Image: The installation team on Fakaofo atoll
Powersmart has flicked the switch and turned on the first of three solar power systems that will enable Tokelau to become 100% solar powered. The system on Fakaofo Atoll has been under construction for the past 6 weeks and is the first of 3 atolls to become fully solar powered. Work will start on the second atoll immediately and each of Tokelau's three atolls will have their own solar electricity system later this year, allowing Tokelau to meet 100% of their climate change obligations.
Powersmart is the lead contractor for the Tokelau Renewable Energy Project which will replace the diesel electricity systems currently operating on each of the islands with solar power systems and battery storage. For this project Powersmart has collaborated with IT Power Australia, the project is funded by The New Zealand Aid Programme and supported by the Government of Tokelau.
Speaking from Tokelau, Powersmart director and mechanical engineer Dean Parchomchuk says "Once we are done on Fakaofo we still have two more atolls ahead of us, Nukunonu and Atafu and those are going to present different challenges."

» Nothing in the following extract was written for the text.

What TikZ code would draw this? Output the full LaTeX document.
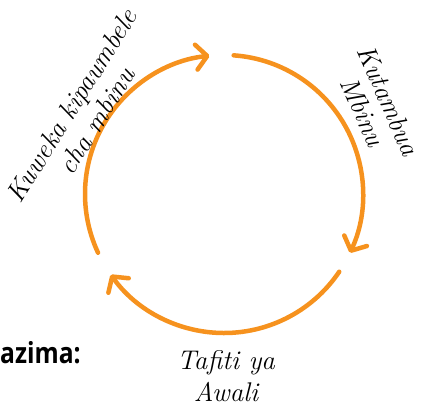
\documentclass[tikz,border=0pt]{standalone}
\usepackage{fontspec}
\newfontfamily\labelsans[FakeStretch=0.85]{Open Sans}
\usetikzlibrary{arrows.meta}
\definecolor{cycorange}{RGB}{246,146,30}
\begin{document}
\begin{tikzpicture}[x=1pt,y=1pt,
  cyc/.style={draw=cycorange, line width=4.5pt, line cap=round,
    -{Straight Barb[length=11pt,width=25pt,line cap=round,line join=round]}},
  lbl/.style={font=\itshape\fontsize{27}{31}\selectfont, align=center, inner sep=0pt}]
\useasboundingbox (0,0) rectangle (438,-408);
\coordinate (c) at (224,-194);
\draw[cyc] ([shift={(86:139)}]c) arc[start angle=86,end angle=-25,radius=139];
\draw[cyc] ([shift={(-34:139)}]c) arc[start angle=-34,end angle=-144.5,radius=139];
\draw[cyc] ([shift={(205:139)}]c) arc[start angle=205,end angle=96,radius=139];
\node[lbl, rotate=58, font=\itshape\fontsize{27}{29}\selectfont] (k) at (84,-113) {Kuweka kipaumbele\\cha mbinu};
\node[lbl, rotate=-66, font=\itshape\fontsize{27}{28}\selectfont] (t) at (376,-106) {Kutambua\\Mbinu};
\node[lbl, font=\itshape\fontsize{27}{32}\selectfont] (w) at (226,-376) {Tafiti ya\\Awali};
\node[font=\labelsans\bfseries\fontsize{29}{34}\selectfont, anchor=base west, inner sep=0pt] (a) at (0,-363) {azima:};
\end{tikzpicture}
\end{document}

"This system is among the largest off-grid solar power systems in the world and the largest solar system being installed in the South Pacific," says director Mike Bassett-Smith. Companies from all over the globe tendered for the project and it was a "big win" for the Mount Maunganui-based company, he said. "News of the contract has also reached our NZ residential customers and has lead to an increase of inquires by New Zealand home owners requesting grid connected solar power to offset their increasing power bills. "
Powersmart was recently ranked 14th in The New Zealand Herald's Green 50 list of top Kiwi companies helping the environment. The company has won many awards including the Sustainable Business Network 'People's Choice Award' and 'Trailblazer Small and Medium Business Award' in 2010. In 2011 they won the SEANZ award for 'Largest Small Scale Renewable/Distributed Generation Installation'. Last month they were also named United Travel Emerging Exporter of the Year at the BNZ Bay of Plenty Export NZ Awards.
Powersmart's core business is the design and installation of high quality solar power systems, from residential/commercial retail systems to complex utility scale projects in New Zealand, Australia and the South Pacific. Powersmart is uniquely experienced in designing solar power systems for harsh and remote environments and has taken special care to design a robust system suitable for tropical atolls. The system is designed with respect to the high ambient temperatures, salt-laden air, and risk of cyclones and/or flooding.
The original tender specification called for the solar systems to supply 90% of Tokelau's electricity demand. Through creative design, project management methodology, and sheer scale Powersmart Solar will be installing solar systems capable of providing 150% of current electricity demand allowing the Tokelauans to expand their electricity use without increasing diesel use.
Mike Bassett-Smith says the company is proud to be leading the project because of the impact it will have on the well-being of the people of Tokelau.
"All across the Pacific there are clear issues with the current and expected future costs of electricity generated using diesel, not to mention the environmental costs and risks of unloading diesel drums on tropical atolls."
"Energy costs underpin the economic and social development of these nations and making a positive impact on these issues is the single most important reason we started this business."
The change is being welcomed by the Tokelauan community. "It's going to be an amazing change from using fossil fuel," says Foua Toloa. "It avoids expenses, but also bringing them there, it's dangerous and any spill will affect the environment."
Tokelau is made up of three tropical atolls (Fakaofo, Nukunonu, and Atafu) in the South Pacific Ocean. The atolls have a total land area of 10km² and a population of approximately 1,500 people. At present the diesel generators burn around 200 litres of fuel daily on each atoll, meaning more than 2,000 barrels of diesel are used to generate electricity in Tokelau each year costing more than $1 million. The installation of 4,032 solar panels (one megawatt of solar) and batteries across the three atolls will eliminate diesel fuel use and provide consistent high quality electricity.